C# is a type-safe language. Variables are declared as being of a particular type, and each variable is constrained to hold only values of its declared type. Variables can hold either value types or reference types, or they can be pointers.

Here’s we can summarizes the difference between value types and reference types:

– where a variable v contains a value type, it directly contains an object with some value. No other variable v’ can directly contain the object contained by v (although v’ might contain an object with the same value).

– where a variable v contains a reference type, what it directly contains is something which refers to an object. Another variable v’ can contain a reference to the same object referred to by v.

Value Types

It is possible in C# to define your own value types by declaring enumerations or structs. These user-defined types are mostly treated in exactly the same way as C#’s predefined value types, although compilers are optimized for the latter.

The following table lists, and gives information about, the predefined value types. Because in C# all of the apparently fundamental value types are in fact built up from the (actually fundamental) object type, the list also indicates which System types in the .Net framework correspond to these pre-defined types.

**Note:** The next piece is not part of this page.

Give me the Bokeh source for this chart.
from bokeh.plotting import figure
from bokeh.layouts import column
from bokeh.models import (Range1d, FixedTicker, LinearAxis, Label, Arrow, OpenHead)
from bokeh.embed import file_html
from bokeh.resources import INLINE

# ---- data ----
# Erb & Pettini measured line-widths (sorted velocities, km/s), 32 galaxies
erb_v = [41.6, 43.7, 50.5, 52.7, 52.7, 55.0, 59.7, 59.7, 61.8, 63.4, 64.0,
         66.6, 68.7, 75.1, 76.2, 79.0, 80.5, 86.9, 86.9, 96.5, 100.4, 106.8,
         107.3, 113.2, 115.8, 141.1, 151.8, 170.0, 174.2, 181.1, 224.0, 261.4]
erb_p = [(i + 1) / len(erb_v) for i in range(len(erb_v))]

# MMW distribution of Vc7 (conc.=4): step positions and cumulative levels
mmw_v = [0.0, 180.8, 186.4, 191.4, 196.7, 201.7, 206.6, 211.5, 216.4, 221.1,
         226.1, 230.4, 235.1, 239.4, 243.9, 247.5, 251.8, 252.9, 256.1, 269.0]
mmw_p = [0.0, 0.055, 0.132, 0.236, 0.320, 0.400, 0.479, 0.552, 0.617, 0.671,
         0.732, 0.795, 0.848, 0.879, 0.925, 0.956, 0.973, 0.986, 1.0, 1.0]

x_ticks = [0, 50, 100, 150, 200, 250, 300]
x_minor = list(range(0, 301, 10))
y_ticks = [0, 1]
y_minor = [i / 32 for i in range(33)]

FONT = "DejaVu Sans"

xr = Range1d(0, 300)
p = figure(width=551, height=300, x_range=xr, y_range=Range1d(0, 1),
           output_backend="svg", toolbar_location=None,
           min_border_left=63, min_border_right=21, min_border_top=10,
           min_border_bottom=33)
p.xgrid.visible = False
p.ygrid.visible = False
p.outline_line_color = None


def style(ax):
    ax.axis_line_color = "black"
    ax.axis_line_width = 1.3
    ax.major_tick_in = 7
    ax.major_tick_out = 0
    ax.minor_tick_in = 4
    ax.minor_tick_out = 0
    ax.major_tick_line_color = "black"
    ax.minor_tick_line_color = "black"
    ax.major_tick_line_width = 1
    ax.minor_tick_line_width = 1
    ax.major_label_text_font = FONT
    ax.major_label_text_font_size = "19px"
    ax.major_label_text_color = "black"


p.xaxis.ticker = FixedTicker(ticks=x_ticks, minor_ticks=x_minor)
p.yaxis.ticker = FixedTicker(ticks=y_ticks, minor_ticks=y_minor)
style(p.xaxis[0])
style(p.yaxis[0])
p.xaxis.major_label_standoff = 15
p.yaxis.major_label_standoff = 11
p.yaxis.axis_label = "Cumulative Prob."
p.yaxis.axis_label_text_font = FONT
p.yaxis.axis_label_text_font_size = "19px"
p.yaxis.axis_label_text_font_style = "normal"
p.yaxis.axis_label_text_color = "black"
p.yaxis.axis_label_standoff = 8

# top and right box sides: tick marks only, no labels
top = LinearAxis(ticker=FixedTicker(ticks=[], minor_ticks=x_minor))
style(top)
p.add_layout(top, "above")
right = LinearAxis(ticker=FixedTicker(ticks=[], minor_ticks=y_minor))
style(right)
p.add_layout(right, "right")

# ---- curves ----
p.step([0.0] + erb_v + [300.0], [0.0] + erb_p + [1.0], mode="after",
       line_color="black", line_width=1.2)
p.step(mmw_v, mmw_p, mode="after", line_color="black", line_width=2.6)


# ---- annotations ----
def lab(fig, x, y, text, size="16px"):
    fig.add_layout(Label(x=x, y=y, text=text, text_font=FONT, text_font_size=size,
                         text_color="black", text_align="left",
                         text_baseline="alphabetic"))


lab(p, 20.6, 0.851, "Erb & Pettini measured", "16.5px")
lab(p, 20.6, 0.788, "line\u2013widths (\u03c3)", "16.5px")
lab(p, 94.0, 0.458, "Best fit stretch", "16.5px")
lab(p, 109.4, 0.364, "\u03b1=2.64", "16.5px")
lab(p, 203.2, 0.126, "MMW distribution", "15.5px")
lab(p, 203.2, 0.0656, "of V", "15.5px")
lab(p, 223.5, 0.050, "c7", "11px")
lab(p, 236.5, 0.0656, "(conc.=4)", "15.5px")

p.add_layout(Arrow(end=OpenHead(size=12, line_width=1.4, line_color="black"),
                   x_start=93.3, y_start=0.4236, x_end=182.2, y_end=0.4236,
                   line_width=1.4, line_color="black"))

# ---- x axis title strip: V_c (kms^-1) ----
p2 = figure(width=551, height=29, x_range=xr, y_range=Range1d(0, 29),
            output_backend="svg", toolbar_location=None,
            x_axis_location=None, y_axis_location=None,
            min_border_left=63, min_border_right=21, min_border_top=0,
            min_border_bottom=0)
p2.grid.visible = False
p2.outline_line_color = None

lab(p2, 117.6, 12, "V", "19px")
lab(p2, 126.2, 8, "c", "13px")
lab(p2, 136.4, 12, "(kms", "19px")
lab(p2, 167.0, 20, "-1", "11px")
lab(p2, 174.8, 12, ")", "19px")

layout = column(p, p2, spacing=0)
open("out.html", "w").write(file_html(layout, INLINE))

C# Type	.Net Framework (System) type	Signed?	Bytes Occupied	Possible Values
sbyte	System.Sbyte	Yes	1	-128 to 127
short	System.Int16	Yes	2	-32768 to 32767
int	System.Int32	Yes	4	-2147483648 to 2147483647
long	System.Int64	Yes	8	-9223372036854775808 to 9223372036854775807
byte	System.Byte	No	1	0 to 255
ushort	System.Uint16	No	2	0 to 65535
uint	System.UInt32	No	4	0 to 4294967295
ulong	System.Uint64	No	8	0 to 18446744073709551615
float	System.Single	Yes	4	Approximately ±1.5 x 10-45 to ±3.4 x 1038 with 7 significant figures
double	System.Double	Yes	8	Approximately ±5.0 x 10-324 to ±1.7 x 10308 with 15 or 16 significant figures
decimal	System.Decimal	Yes	12	Approximately ±1.0 x 10-28 to ±7.9 x 1028 with 28 or 29 significant figures
char	System.Char	N/A	2	Any Unicode character (16 bit)
bool	System.Boolean	N/A	1 / 2	true or false

In the following lines of code, two variables are declared and set with integer values.

int x = 10;
int y = x; y = 20; //
after this statement x holds value 10 and y holds value 20

Reference Types

The pre-defined reference types are object and string, where object (as we have mentioned above) is the ultimate base class of all other types. New reference types can be defined using ‘class’, ‘interface’, and ‘delegate’ declarations.

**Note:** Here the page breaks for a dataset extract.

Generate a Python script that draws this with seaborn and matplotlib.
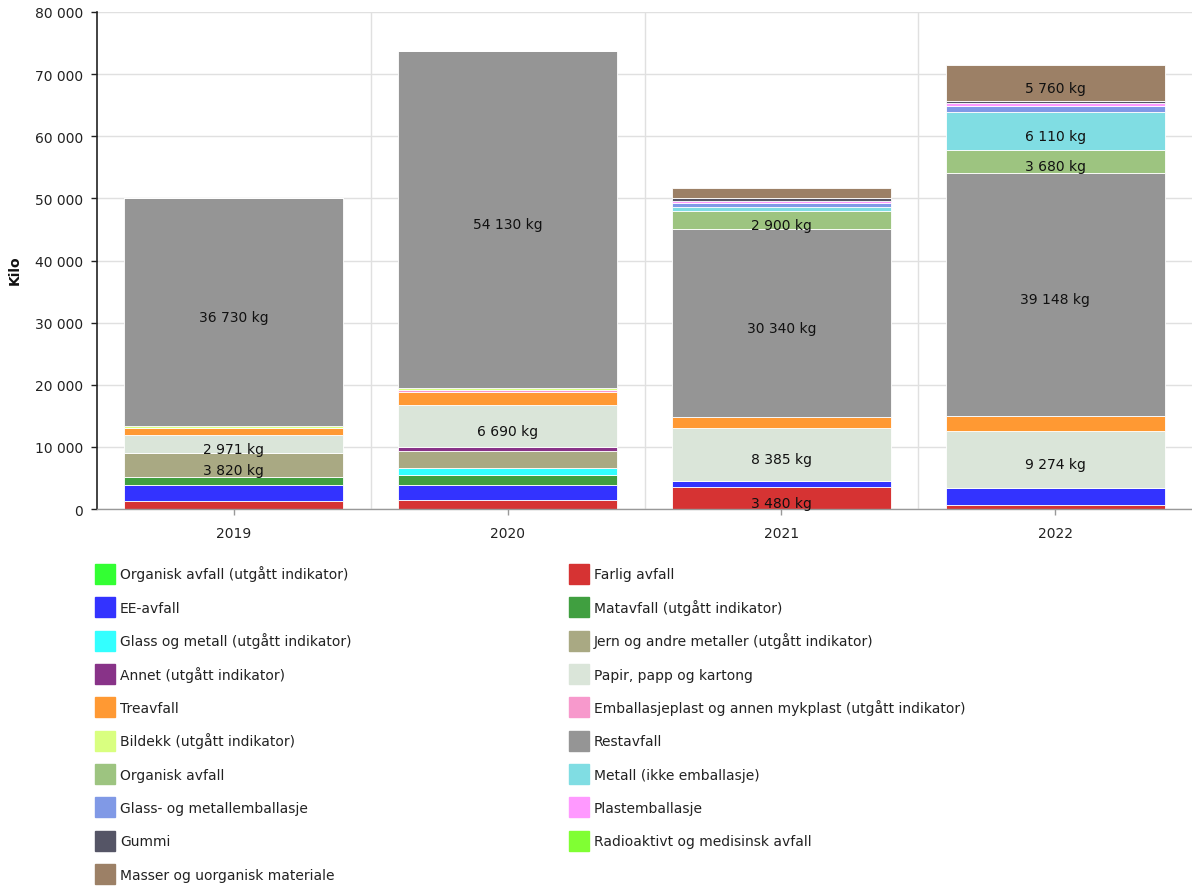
import numpy as np
import pandas as pd
import matplotlib
matplotlib.use("Agg")
import matplotlib.pyplot as plt
import seaborn as sns
from matplotlib.patches import Patch

years = ["2019", "2020", "2021", "2022"]

series_names = [
    "Organisk avfall (utgått indikator)",
    "Farlig avfall",
    "EE-avfall",
    "Matavfall (utgått indikator)",
    "Glass og metall (utgått indikator)",
    "Jern og andre metaller (utgått indikator)",
    "Annet (utgått indikator)",
    "Papir, papp og kartong",
    "Treavfall",
    "Emballasjeplast og annen mykplast (utgått indikator)",
    "Bildekk (utgått indikator)",
    "Restavfall",
    "Organisk avfall",
    "Metall (ikke emballasje)",
    "Glass- og metallemballasje",
    "Plastemballasje",
    "Gummi",
    "Radioaktivt og medisinsk avfall",
    "Masser og uorganisk materiale",
]

organisk_utgatt = [0, 0, 0, 0]
farlig = [1300, 1500, 3480, 640]
ee = [2500, 2400, 1100, 2700]
matavfall = [1400, 1600, 0, 0]
glass_metall = [0, 1180, 0, 0]
jern = [3820, 2680, 0, 0]
annet = [0, 700, 0, 0]
papir = [2971, 6690, 8385, 9274]
treavfall = [1000, 2150, 1770, 2350]
emballasjeplast = [0, 270, 0, 0]
bildekk = [300, 370, 0, 0]
restavfall = [36730, 54130, 30340, 39148]
organisk = [0, 0, 2900, 3680]
metall = [0, 0, 700, 6110]
glass_emb = [0, 0, 640, 900]
plastemb = [0, 0, 320, 500]
gummi = [0, 0, 370, 400]
radioaktivt = [0, 0, 0, 0]
masser = [0, 0, 1600, 5760]

values = [organisk_utgatt, farlig, ee, matavfall, glass_metall, jern, annet,
          papir, treavfall, emballasjeplast, bildekk, restavfall, organisk,
          metall, glass_emb, plastemb, gummi, radioaktivt, masser]

colors = ["#33ff33", "#d63333", "#3333ff", "#409f40", "#33ffff", "#a9a983",
          "#883388", "#dae5d9", "#ff9933", "#f799cc", "#d9ff80", "#959595",
          "#9dc480", "#80dde3", "#8099e6", "#ff99ff", "#555566", "#80ff33",
          "#9c8066"]

label_threshold = 2850

sns.set_theme(style="white")
plt.rcParams["font.family"] = ["DejaVu Sans"]

W, H = 1192, 887
fig = plt.figure(figsize=(W / 100, H / 100), dpi=100)
left, right, top, bottom = 97, 1192, 13, 510
ax = fig.add_axes([left / W, 1 - bottom / H, (right - left) / W, (bottom - top) / H])

fs = 10
base = np.zeros(len(years))
for name, vals, col in zip(series_names, values, colors):
    vals = np.array(vals, dtype=float)
    df = pd.DataFrame({"year": years, "value": vals})
    sns.barplot(data=df, x="year", y="value", order=years, color=col,
                bottom=base, width=0.8, errorbar=None, ax=ax,
                edgecolor="white", linewidth=0.6, saturation=1)
    for i, v in enumerate(vals):
        if v >= label_threshold:
            txt = f"{int(v):,}".replace(",", " ") + " kg"
            ax.annotate(txt, (i, base[i] + v / 2), xytext=(0, -3.5),
                        textcoords="offset points", ha="center", va="center",
                        fontsize=fs, color="#111111")
    base = base + vals

ax.set_xlim(-0.5, 3.5)
ax.set_ylim(0, 80000)
ax.set_yticks(np.arange(0, 80001, 10000))
ax.set_yticklabels([f"{v:,}".replace(",", " ") for v in range(0, 80001, 10000)],
                   fontsize=fs, color="#222222")
ax.set_xticks(range(len(years)))
ax.set_xticklabels(years, fontsize=fs, color="#222222")
ax.set_xticks([0.5, 1.5, 2.5], minor=True)
ax.set_xlabel("")
ax.set_ylabel("Kilo", fontsize=10, fontweight="bold", color="#111111")
ax.yaxis.set_label_coords(-0.069, 0.483)

ax.grid(axis="y", color="#e0e0e0", linewidth=1)
ax.grid(axis="x", which="minor", color="#e0e0e0", linewidth=1)
ax.set_axisbelow(True)
for s in ["top", "right"]:
    ax.spines[s].set_visible(False)
ax.spines["left"].set_color("#222222")
ax.spines["left"].set_linewidth(1.2)
ax.spines["bottom"].set_color("#999999")
ax.spines["bottom"].set_linewidth(1)
ax.tick_params(axis="y", which="major", length=4, width=1, color="#222222", pad=6, left=True)
ax.tick_params(axis="x", which="major", length=4, width=1, color="#999999", pad=8, bottom=True)
ax.tick_params(axis="x", which="minor", length=0)

# Legend: two columns, filled row-wise
handles = [Patch(facecolor=c, edgecolor=c, label=n) for n, c in zip(series_names, colors)]
col1 = handles[0::2]
col2 = handles[1::2]
common = dict(frameon=False, fontsize=fs, handlelength=1.44, handleheight=1.84,
              handletextpad=0.36, labelspacing=0.96, borderpad=0, borderaxespad=0,
              loc="upper left")
leg1 = fig.legend(handles=col1, bbox_to_anchor=(95 / W, 1 - 565 / H), **common)
leg2 = fig.legend(handles=col2, bbox_to_anchor=(569 / W, 1 - 565 / H), **common)
for leg in (leg1, leg2):
    for t in leg.get_texts():
        t.set_color("#222222")

fig.savefig("out.png", dpi=100)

Reference types actually hold the value of a memory address occupied by the object they reference. Consider the following piece of code, in which two variables are given a reference to the same object (for the sake of the example, this object is taken to contain the numeric property ‘myRefValue’).

object x = new object();
x.myRefValue = 10;
object y = x; y.myRefValue = 20;
// after this statement both x.myRefValue and y.myRefValue equal 20

This code illustrates how changing a property of an object using a particular reference to it is reflected in all other references to it. Note, however, that although strings are reference types, they work rather more like value types. When one string is set to the value of another, for example

string s1 = “hello”;
string s2 = s1;

Then s2 does at this point reference the same string object as s1. However, when the value of s1 is changed, for instance with

s1 = “goodbye”;

Here a new string object of s1 is created.. Hence, above code, s1 equals “goodbye”, whereas s2 still equals “hello”.

The reason for this behavior is that string objects are ‘absolute’. That is, the properties of these objects can’t themselves change. So in order to change what a string variable references, a new string object must be created.